SMD 3528 vs SMD 5050, those are the two types of chips most used in strips nowadays, and it is essential to distinguish which one is used in each case because that will impact on the price but of course also on the performance. So what are their features and differences?
SMD 3528 strips LED flexible are a medium output, low heat LED die. In 5 meter reels with 300 chips they generally generate between 120 to 220lm/m (in Pure White) which is enough to project an even light level approximately 300mm (1′) from where it is mounted. Some manufacturers offer Ultra White versions which can offer up to 360lm/m. The average power consumption for this type of LED SMD Strip is 5W/m. However, big manufacturers offer also higher density reels, with 600 chips per 5 meter reel, which deliver up to 440lm/m (in Pure White), which can go even higher to 720lm/m for manufacturers with Ultra White versions. The power consumption in this case is around 10W/m. Most 3528 LED strips can be cut every 3 LED modules, or 50mm (2″) for 300 chip reels and 25mm (1″) for 600 chip reels. SMD3528 is a single color LED strip lighting solution. In terms of price, they are the cheaper option.
SMD 5050 flexible strip LED are a high power, higher heat SMD LED option. They are also commonly referred as triple core strips (when looking closely three different areas can be identified on the chip). Strips using this type of SMD LED flexible strip usually have a wider variety of options, being the most common the normal density reels with 30 chips per meter (360lm/m in Pure White) and a power consumption of around 7,5W/m but some manufacturers offer also higher densities, normally in shorter reels, such as 3 meter, with 60 chips per meter, delivering an astonishing 720lm/m in Pure White with a Power Consumption of around 14,5W/m. As we can see, SMD 5050 can offer a light output over 3 times that of the 3528 strip and therefore the 5050 LED is well suited for lighting up areas that may be subject to high levels of ambient light. 5050 LED strip can also be used as a replacement for fluorescent tube in general task lighting and in light boxes. As a result, logically, they are more expensive, but for installations with high luminosity requirements they are preferred since their cost per lumen is generally lower.

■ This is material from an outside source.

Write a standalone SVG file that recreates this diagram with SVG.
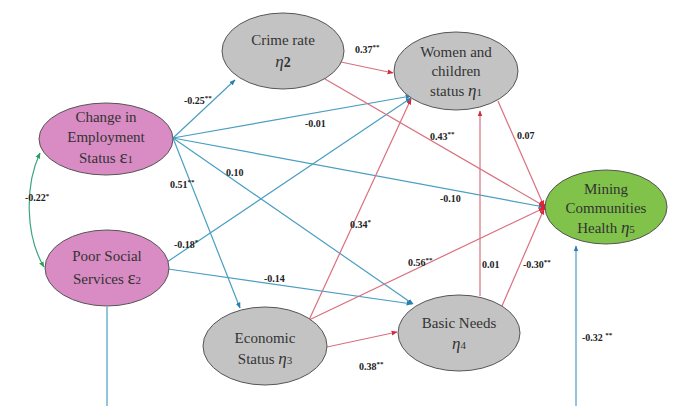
<svg xmlns="http://www.w3.org/2000/svg" width="674" height="406" viewBox="0 0 674 406" font-family="'Liberation Serif', 'Times New Roman', 'DejaVu Serif', 'Noto Serif', serif">
<style>
.node{stroke:#555;stroke-width:1}
.pink{fill:#d98bc3}
.gray{fill:#c3c3c3}
.green{fill:#80c24a}
.t{font-size:15px;fill:#333;text-anchor:middle}
.g{font-style:italic;font-size:17px}
.e{font-size:19px}
.s{font-size:11px}
.lbl{font-size:10px;font-weight:bold;fill:#222}
.sup{font-size:7px}
.b{stroke:#4a9ec2;stroke-width:1.2;fill:none}
.r{stroke:#d9707e;stroke-width:1.2;fill:none}
.c{stroke:#3aa57e;stroke-width:1.2;fill:none}
</style>
<defs>
<marker id="ab" viewBox="0 0 10 10" refX="9" refY="5" markerWidth="5" markerHeight="5" orient="auto-start-reverse"><path d="M0,1 L10,5 L0,9 z" fill="#2b7fb0"/></marker>
<marker id="ar" viewBox="0 0 10 10" refX="9" refY="5" markerWidth="5" markerHeight="5" orient="auto"><path d="M0,1 L10,5 L0,9 z" fill="#d8283c"/></marker>
<marker id="ag" viewBox="0 0 10 10" refX="9" refY="5" markerWidth="5" markerHeight="5" orient="auto-start-reverse"><path d="M0,1 L10,5 L0,9 z" fill="#27a05a"/></marker>
</defs>
<rect width="674" height="406" fill="#fff"/>
<g id="connectors">
<path class="c" d="M40,153 C25,185 25,235 44,267" marker-start="url(#ag)" marker-end="url(#ag)"/>
<line class="b" x1="173" y1="138" x2="235" y2="80" marker-end="url(#ab)"/>
<line class="b" x1="173" y1="138" x2="411" y2="96" marker-end="url(#ab)"/>
<line class="b" x1="173" y1="138" x2="544" y2="207" marker-end="url(#ab)"/>
<line class="b" x1="173" y1="138" x2="413" y2="304" marker-end="url(#ab)"/>
<line class="b" x1="173" y1="138" x2="240" y2="308" marker-end="url(#ab)"/>
<line class="b" x1="167" y1="262" x2="411" y2="98" marker-end="url(#ab)"/>
<line class="b" x1="168" y1="269" x2="412" y2="304" marker-end="url(#ab)"/>
<line class="b" x1="107" y1="307" x2="107" y2="406"/>
<line class="b" x1="576" y1="406" x2="576" y2="246" marker-end="url(#ab)"/>
<line class="r" x1="341" y1="62" x2="393" y2="73" marker-end="url(#ar)"/>
<line class="r" x1="325" y1="79" x2="544" y2="206" marker-end="url(#ar)"/>
<line class="r" x1="498" y1="101" x2="544" y2="206" marker-end="url(#ar)"/>
<line class="r" x1="309" y1="320" x2="411" y2="99" marker-end="url(#ar)"/>
<line class="r" x1="309" y1="320" x2="544" y2="208" marker-end="url(#ar)"/>
<line class="r" x1="327" y1="347" x2="397" y2="332" marker-end="url(#ar)"/>
<line class="r" x1="480" y1="296" x2="480" y2="111" marker-end="url(#ar)"/>
<line class="r" x1="502" y1="306" x2="544" y2="209" marker-end="url(#ar)"/>
<circle cx="544" cy="207" r="3" fill="#e0202e"/>
</g>
<g id="labels">
<text class="lbl" x="184" y="104">-0.25<tspan class="sup" dy="-4">**</tspan></text>
<text class="lbl" x="305" y="127">-0.01</text>
<text class="lbl" x="226" y="176">0.10</text>
<text class="lbl" x="170" y="188">0.51<tspan class="sup" dy="-4">**</tspan></text>
<text class="lbl" x="25" y="201">-0.22<tspan class="sup" dy="-3">*</tspan></text>
<text class="lbl" x="174" y="248">-0.18<tspan class="sup" dy="-4">*</tspan></text>
<text class="lbl" x="264" y="282">-0.14</text>
<text class="lbl" x="355" y="53">0.37<tspan class="sup" dy="-4">**</tspan></text>
<text class="lbl" x="430" y="140">0.43<tspan class="sup" dy="-4">**</tspan></text>
<text class="lbl" x="517" y="139">0.07</text>
<text class="lbl" x="440" y="202">-0.10</text>
<text class="lbl" x="350" y="228">0.34<tspan class="sup" dy="-4">*</tspan></text>
<text class="lbl" x="408" y="266">0.56<tspan class="sup" dy="-4">**</tspan></text>
<text class="lbl" x="482" y="268">0.01</text>
<text class="lbl" x="523" y="268">-0.30<tspan class="sup" dy="-4">**</tspan></text>
<text class="lbl" x="359" y="370">0.38<tspan class="sup" dy="-4">**</tspan></text>
<text class="lbl" x="582" y="341">-0.32 <tspan class="sup" dy="-4">**</tspan></text>
</g>
<g id="change-employment">
<ellipse class="node pink" cx="106" cy="139" rx="67" ry="36"/>
<text class="t" x="106" y="122">Change in</text>
<text class="t" x="106" y="142">Employment</text>
<text class="t" x="106" y="163">Status <tspan class="e">ε</tspan><tspan class="s">1</tspan></text>
</g>
<g id="poor-social">
<ellipse class="node pink" cx="107" cy="268" rx="62" ry="38"/>
<text class="t" x="107" y="261">Poor Social</text>
<text class="t" x="107" y="284">Services <tspan class="e">ε</tspan><tspan class="s">2</tspan></text>
</g>
<g id="crime-rate">
<ellipse class="node gray" cx="283" cy="51" rx="61" ry="38"/>
<text class="t" x="283" y="45">Crime rate</text>
<text class="t" x="283" y="67"><tspan class="g">η</tspan><tspan font-weight="bold" font-size="14">2</tspan></text>
</g>
<g id="women-children">
<ellipse class="node gray" cx="456" cy="71" rx="62" ry="39"/>
<text class="t" x="456" y="57">Women and</text>
<text class="t" x="456" y="76">children</text>
<text class="t" x="456" y="96">status <tspan class="g">η</tspan><tspan class="s">1</tspan></text>
</g>
<g id="mining-health">
<ellipse class="node green" cx="606" cy="207" rx="61" ry="37"/>
<text class="t" x="606" y="194">Mining</text>
<text class="t" x="606" y="213">Communities</text>
<text class="t" x="606" y="233">Health <tspan class="g">η</tspan><tspan class="s">5</tspan></text>
</g>
<g id="economic-status">
<ellipse class="node gray" cx="265" cy="346" rx="62" ry="39"/>
<text class="t" x="265" y="343">Economic</text>
<text class="t" x="265" y="364">Status <tspan class="g">η</tspan><tspan class="s">3</tspan></text>
</g>
<g id="basic-needs">
<ellipse class="node gray" cx="459" cy="333" rx="61" ry="38"/>
<text class="t" x="459" y="328">Basic Needs</text>
<text class="t" x="459" y="349"><tspan class="g">η</tspan><tspan class="s">4</tspan></text>
</g>
</svg>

Moreover, the 5050 strip is available in both single color and RGB color change models. The color change version requires additional control but can produce millions of different colors, so finding the right shade or combination is a simple matter of programming.
What type of SMD is better? The answer is simple, it depends. For basic lighting projects with low luminosity requirements, monocolor and when cost is the key factor, then SMD3528 prevails. For more demanding projects or RGB installations, then SMD5050 is the obvious choice.